[Instructions for the task] Restate all the material verbatim, except for the pictures.

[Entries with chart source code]
START

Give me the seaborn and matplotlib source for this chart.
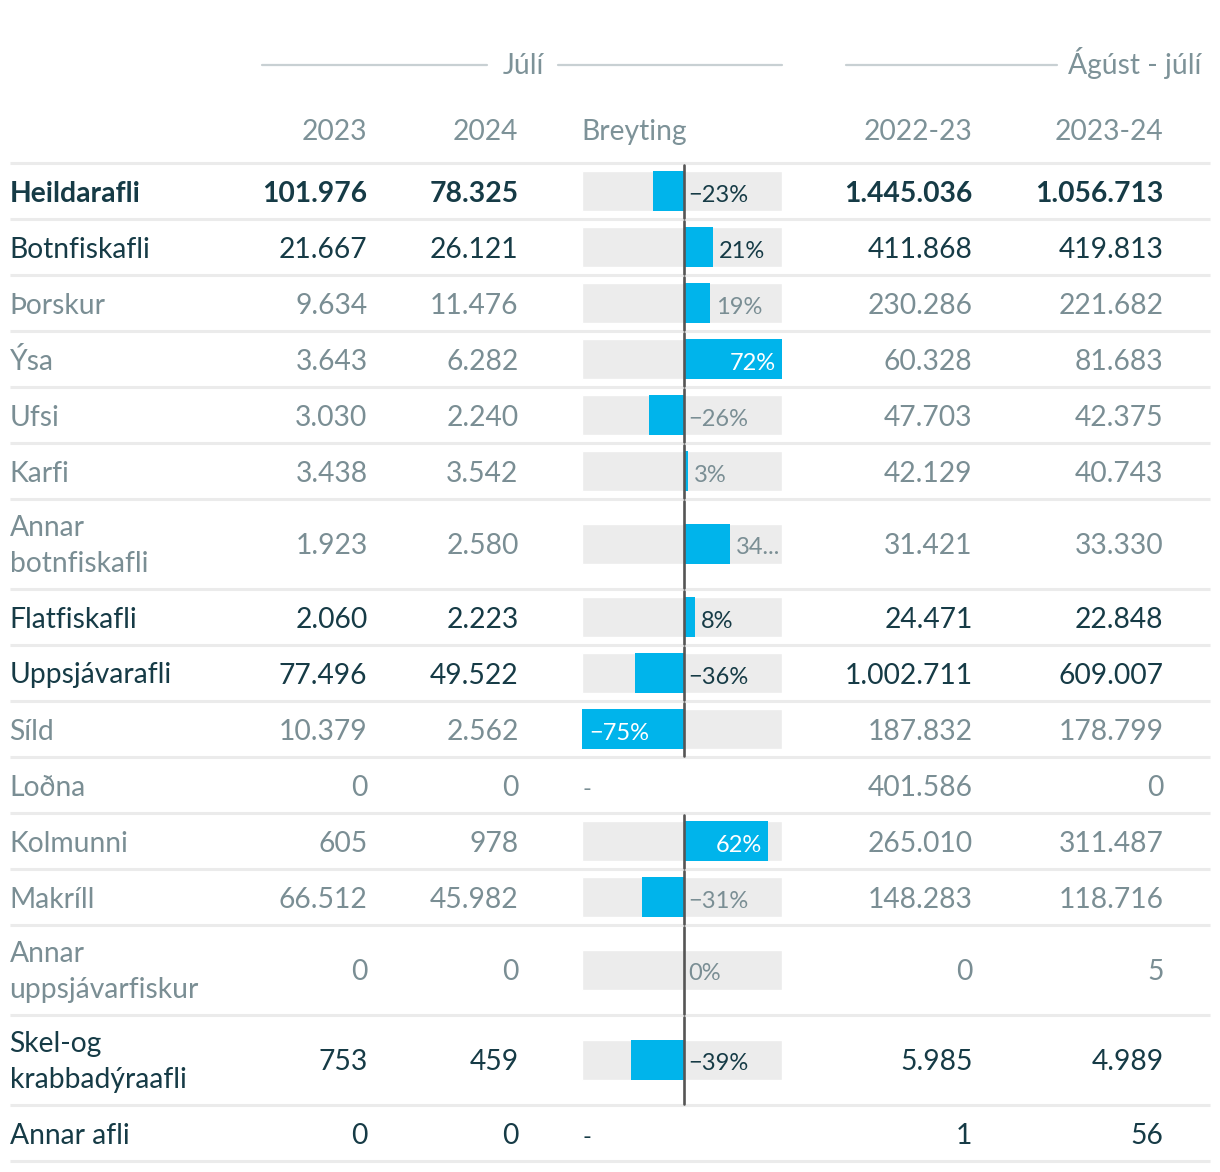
import matplotlib
matplotlib.use("Agg")
import matplotlib.pyplot as plt
import seaborn as sns
import numpy as np
import pandas as pd

# ---------------- data ----------------
categories = ["Heildarafli", "Botnfiskafli", "Þorskur", "Ýsa", "Ufsi", "Karfi",
              "Annar\nbotnfiskafli", "Flatfiskafli", "Uppsjávarafli", "Síld",
              "Loðna", "Kolmunni", "Makríll", "Annar\nuppsjávarfiskur",
              "Skel-og\nkrabbadýraafli", "Annar afli"]
level = ["total", "main", "sub", "sub", "sub", "sub", "sub", "main", "main",
         "sub", "sub", "sub", "sub", "sub", "main", "main"]
jul_2023 = [101976, 21667, 9634, 3643, 3030, 3438, 1923, 2060, 77496, 10379,
            0, 605, 66512, 0, 753, 0]
jul_2024 = [78325, 26121, 11476, 6282, 2240, 3542, 2580, 2223, 49522, 2562,
            0, 978, 45982, 0, 459, 0]
change_pct = [-23, 21, 19, 72, -26, 3, 34, 8, -36, -75, None, 62, -31, 0, -39, None]
yr_2022_23 = [1445036, 411868, 230286, 60328, 47703, 42129, 31421, 24471,
              1002711, 187832, 401586, 265010, 148283, 0, 5985, 1]
yr_2023_24 = [1056713, 419813, 221682, 81683, 42375, 40743, 33330, 22848,
              609007, 178799, 0, 311487, 118716, 5, 4989, 56]

group_titles = ["Júlí", "Ágúst - júlí"]
col_headers = ["2023", "2024", "Breyting", "2022-23", "2023-24"]

# ---------------- style ----------------
sns.set_theme(style="white")
plt.rcParams["font.family"] = ["Lato", "DejaVu Sans"]

W, H = 1220, 1172
DARK = "#163b46"
GREY = "#7a8e94"
HEAD = "#7d9298"
BLUE = "#00b4eb"
BG = "#ececec"
SEP = "#ebebeb"
FS = 20.3
FS_PCT = 17

fig = plt.figure(figsize=(W / 100, H / 100), dpi=100)
ax = fig.add_axes([0, 0, 1, 1])
ax.set_xlim(0, W)
ax.set_ylim(H, 0)
ax.axis("off")

# row layout
top = 163
heights = [90 if "\n" in c else 56 for c in categories]
edges = np.concatenate([[top], top + np.cumsum(heights)])
centers = (edges[:-1] + edges[1:]) / 2


def fmt(v):
    return f"{v:,}".replace(",", ".")


LX = 9.5       # left text x
BOFF = 10.5    # baseline offset from row centre

# header
hy1, hy2 = 65, 131
ax.text(523, hy1 + 9, group_titles[0], ha="center", va="baseline", fontsize=FS, color=HEAD)
ax.plot([262, 487], [hy1, hy1], color="#c8d0d3", lw=1.6)
ax.plot([558, 782], [hy1, hy1], color="#c8d0d3", lw=1.6)
ax.text(1201, hy1 + 9, group_titles[1], ha="right", va="baseline", fontsize=FS, color=HEAD)
ax.plot([846, 1057], [hy1, hy1], color="#c8d0d3", lw=1.6)

col_x = [367.5, 518.5, 581.5, 972.5, 1163.5]
col_ha = ["right", "right", "left", "right", "right"]
for x, ha, t in zip(col_x, col_ha, col_headers):
    ax.text(x, hy2 + 9, t, ha=ha, va="baseline", fontsize=FS, color=HEAD)

# separators
for e in edges:
    ax.plot([10, 1210], [e, e], color=SEP, lw=2.2, zorder=1, solid_capstyle="butt")

# text cells
num_x = [367.5, 518.5, 972.5, 1163.5]
for i, cat in enumerate(categories):
    c = centers[i]
    color = GREY if level[i] == "sub" else DARK
    weight = "bold" if level[i] == "total" else "normal"
    lines = cat.split("\n")
    if len(lines) == 1:
        ax.text(LX, c + BOFF, cat, ha="left", va="baseline", fontsize=FS, color=color, weight=weight)
    else:
        ax.text(LX, c - 8, lines[0], ha="left", va="baseline", fontsize=FS, color=color, weight=weight)
        ax.text(LX, c + 28, lines[1], ha="left", va="baseline", fontsize=FS, color=color, weight=weight)
    for x, vals in zip(num_x, [jul_2023, jul_2024, yr_2022_23, yr_2023_24]):
        ax.text(x, c + BOFF, fmt(vals[i]), ha="right", va="baseline", fontsize=FS,
                color=color, weight=weight)
    if change_pct[i] is None:
        ax.text(583, c + BOFF, "-", ha="left", va="baseline", fontsize=FS_PCT, color=color)

# ---------------- change bars ----------------
vals = [v for v in change_pct if v is not None]
lo, hi = min(vals), max(vals)
bx = fig.add_axes([582 / W, 0, 200 / W, 1])
bx.patch.set_alpha(0)
bx.axis("off")

df = pd.DataFrame({"pos": centers, "change": change_pct, "cat": categories})
dfb = df.dropna(subset=["change"]).copy()
dfb["change"] = dfb["change"].astype(float)

# background tracks
bx.barh(dfb["pos"], hi - lo, left=lo, height=40, color=BG, zorder=1)
sns.barplot(data=dfb, x="change", y="pos", orient="h", native_scale=True,
            width=40 / 56, color=BLUE, saturation=1, linewidth=0, errorbar=None,
            ax=bx, zorder=2)
bx.set_xlim(lo, hi)
bx.set_ylim(H, 0)
bx.axis("off")

ppp = 200 / (hi - lo)  # pixels per percent
for i in dfb.index:
    bx.plot([0, 0], [edges[i] + 1.5, edges[i + 1] - 1.5], color="#555555", lw=1.9, zorder=3)

fig.canvas.draw()
renderer = fig.canvas.get_renderer()
for i in dfb.index:
    v = change_pct[i]
    c = centers[i]
    color = GREY if level[i] == "sub" else DARK
    label = f"{v}%".replace("-", "\u2212")
    barpx = abs(v) * ppp
    if barpx > 75:
        if v > 0:
            bx.text(v - 6 / ppp, c + BOFF, label, ha="right", va="baseline",
                    fontsize=FS_PCT, color="white", zorder=4)
        else:
            bx.text(v + 7 / ppp, c + BOFF, label, ha="left", va="baseline",
                    fontsize=FS_PCT, color="white", zorder=4)
    else:
        x0 = (v + 6 / ppp) if v > 0 else (4 / ppp)
        t = bx.text(x0, c + BOFF, label, ha="left", va="baseline",
                    fontsize=FS_PCT, color=color, zorder=4)
        ext = t.get_window_extent(renderer=renderer)
        right_limit = bx.transData.transform((hi, 0))[0]
        if ext.x1 > right_limit - 1:
            t.set_text(label[:-1] + "...")

fig.savefig("out.png", dpi=100)
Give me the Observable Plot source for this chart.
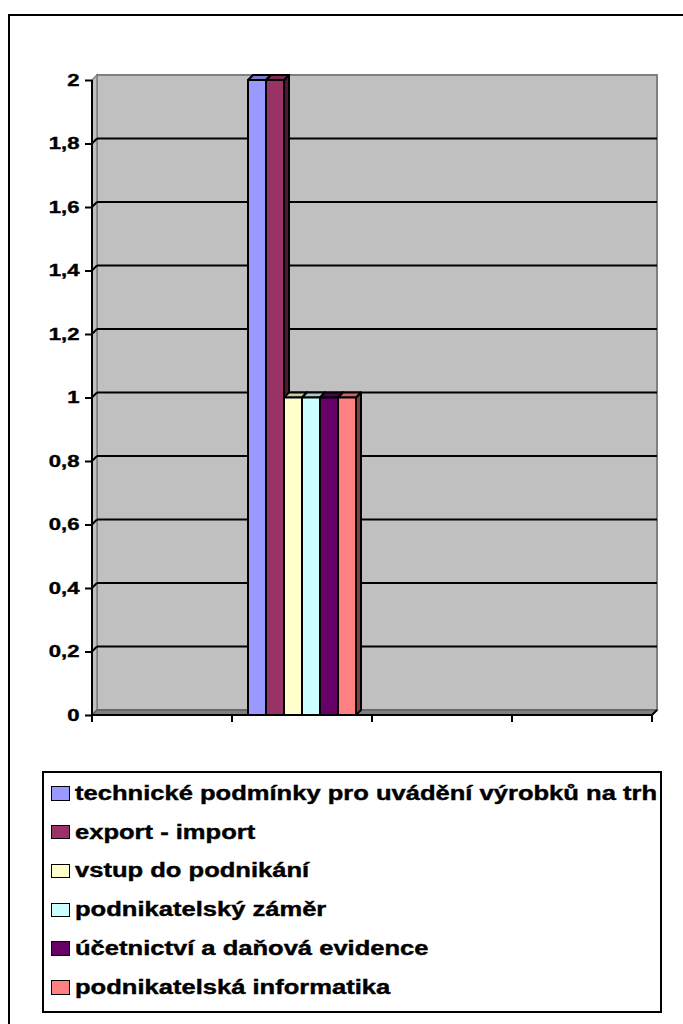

END

[Answer below]
Give me the seaborn and matplotlib source for this chart.
import matplotlib
matplotlib.use("Agg")
import matplotlib.pyplot as plt
import seaborn as sns
import numpy as np
import pandas as pd

# ---------------- data ----------------
categories = ["Heildarafli", "Botnfiskafli", "Þorskur", "Ýsa", "Ufsi", "Karfi",
              "Annar\nbotnfiskafli", "Flatfiskafli", "Uppsjávarafli", "Síld",
              "Loðna", "Kolmunni", "Makríll", "Annar\nuppsjávarfiskur",
              "Skel-og\nkrabbadýraafli", "Annar afli"]
level = ["total", "main", "sub", "sub", "sub", "sub", "sub", "main", "main",
         "sub", "sub", "sub", "sub", "sub", "main", "main"]
jul_2023 = [101976, 21667, 9634, 3643, 3030, 3438, 1923, 2060, 77496, 10379,
            0, 605, 66512, 0, 753, 0]
jul_2024 = [78325, 26121, 11476, 6282, 2240, 3542, 2580, 2223, 49522, 2562,
            0, 978, 45982, 0, 459, 0]
change_pct = [-23, 21, 19, 72, -26, 3, 34, 8, -36, -75, None, 62, -31, 0, -39, None]
yr_2022_23 = [1445036, 411868, 230286, 60328, 47703, 42129, 31421, 24471,
              1002711, 187832, 401586, 265010, 148283, 0, 5985, 1]
yr_2023_24 = [1056713, 419813, 221682, 81683, 42375, 40743, 33330, 22848,
              609007, 178799, 0, 311487, 118716, 5, 4989, 56]

group_titles = ["Júlí", "Ágúst - júlí"]
col_headers = ["2023", "2024", "Breyting", "2022-23", "2023-24"]

# ---------------- style ----------------
sns.set_theme(style="white")
plt.rcParams["font.family"] = ["Lato", "DejaVu Sans"]

W, H = 1220, 1172
DARK = "#163b46"
GREY = "#7a8e94"
HEAD = "#7d9298"
BLUE = "#00b4eb"
BG = "#ececec"
SEP = "#ebebeb"
FS = 20.3
FS_PCT = 17

fig = plt.figure(figsize=(W / 100, H / 100), dpi=100)
ax = fig.add_axes([0, 0, 1, 1])
ax.set_xlim(0, W)
ax.set_ylim(H, 0)
ax.axis("off")

# row layout
top = 163
heights = [90 if "\n" in c else 56 for c in categories]
edges = np.concatenate([[top], top + np.cumsum(heights)])
centers = (edges[:-1] + edges[1:]) / 2


def fmt(v):
    return f"{v:,}".replace(",", ".")


LX = 9.5       # left text x
BOFF = 10.5    # baseline offset from row centre

# header
hy1, hy2 = 65, 131
ax.text(523, hy1 + 9, group_titles[0], ha="center", va="baseline", fontsize=FS, color=HEAD)
ax.plot([262, 487], [hy1, hy1], color="#c8d0d3", lw=1.6)
ax.plot([558, 782], [hy1, hy1], color="#c8d0d3", lw=1.6)
ax.text(1201, hy1 + 9, group_titles[1], ha="right", va="baseline", fontsize=FS, color=HEAD)
ax.plot([846, 1057], [hy1, hy1], color="#c8d0d3", lw=1.6)

col_x = [367.5, 518.5, 581.5, 972.5, 1163.5]
col_ha = ["right", "right", "left", "right", "right"]
for x, ha, t in zip(col_x, col_ha, col_headers):
    ax.text(x, hy2 + 9, t, ha=ha, va="baseline", fontsize=FS, color=HEAD)

# separators
for e in edges:
    ax.plot([10, 1210], [e, e], color=SEP, lw=2.2, zorder=1, solid_capstyle="butt")

# text cells
num_x = [367.5, 518.5, 972.5, 1163.5]
for i, cat in enumerate(categories):
    c = centers[i]
    color = GREY if level[i] == "sub" else DARK
    weight = "bold" if level[i] == "total" else "normal"
    lines = cat.split("\n")
    if len(lines) == 1:
        ax.text(LX, c + BOFF, cat, ha="left", va="baseline", fontsize=FS, color=color, weight=weight)
    else:
        ax.text(LX, c - 8, lines[0], ha="left", va="baseline", fontsize=FS, color=color, weight=weight)
        ax.text(LX, c + 28, lines[1], ha="left", va="baseline", fontsize=FS, color=color, weight=weight)
    for x, vals in zip(num_x, [jul_2023, jul_2024, yr_2022_23, yr_2023_24]):
        ax.text(x, c + BOFF, fmt(vals[i]), ha="right", va="baseline", fontsize=FS,
                color=color, weight=weight)
    if change_pct[i] is None:
        ax.text(583, c + BOFF, "-", ha="left", va="baseline", fontsize=FS_PCT, color=color)

# ---------------- change bars ----------------
vals = [v for v in change_pct if v is not None]
lo, hi = min(vals), max(vals)
bx = fig.add_axes([582 / W, 0, 200 / W, 1])
bx.patch.set_alpha(0)
bx.axis("off")

df = pd.DataFrame({"pos": centers, "change": change_pct, "cat": categories})
dfb = df.dropna(subset=["change"]).copy()
dfb["change"] = dfb["change"].astype(float)

# background tracks
bx.barh(dfb["pos"], hi - lo, left=lo, height=40, color=BG, zorder=1)
sns.barplot(data=dfb, x="change", y="pos", orient="h", native_scale=True,
            width=40 / 56, color=BLUE, saturation=1, linewidth=0, errorbar=None,
            ax=bx, zorder=2)
bx.set_xlim(lo, hi)
bx.set_ylim(H, 0)
bx.axis("off")

ppp = 200 / (hi - lo)  # pixels per percent
for i in dfb.index:
    bx.plot([0, 0], [edges[i] + 1.5, edges[i + 1] - 1.5], color="#555555", lw=1.9, zorder=3)

fig.canvas.draw()
renderer = fig.canvas.get_renderer()
for i in dfb.index:
    v = change_pct[i]
    c = centers[i]
    color = GREY if level[i] == "sub" else DARK
    label = f"{v}%".replace("-", "\u2212")
    barpx = abs(v) * ppp
    if barpx > 75:
        if v > 0:
            bx.text(v - 6 / ppp, c + BOFF, label, ha="right", va="baseline",
                    fontsize=FS_PCT, color="white", zorder=4)
        else:
            bx.text(v + 7 / ppp, c + BOFF, label, ha="left", va="baseline",
                    fontsize=FS_PCT, color="white", zorder=4)
    else:
        x0 = (v + 6 / ppp) if v > 0 else (4 / ppp)
        t = bx.text(x0, c + BOFF, label, ha="left", va="baseline",
                    fontsize=FS_PCT, color=color, zorder=4)
        ext = t.get_window_extent(renderer=renderer)
        right_limit = bx.transData.transform((hi, 0))[0]
        if ext.x1 > right_limit - 1:
            t.set_text(label[:-1] + "...")

fig.savefig("out.png", dpi=100)
Give me the Observable Plot source for this chart.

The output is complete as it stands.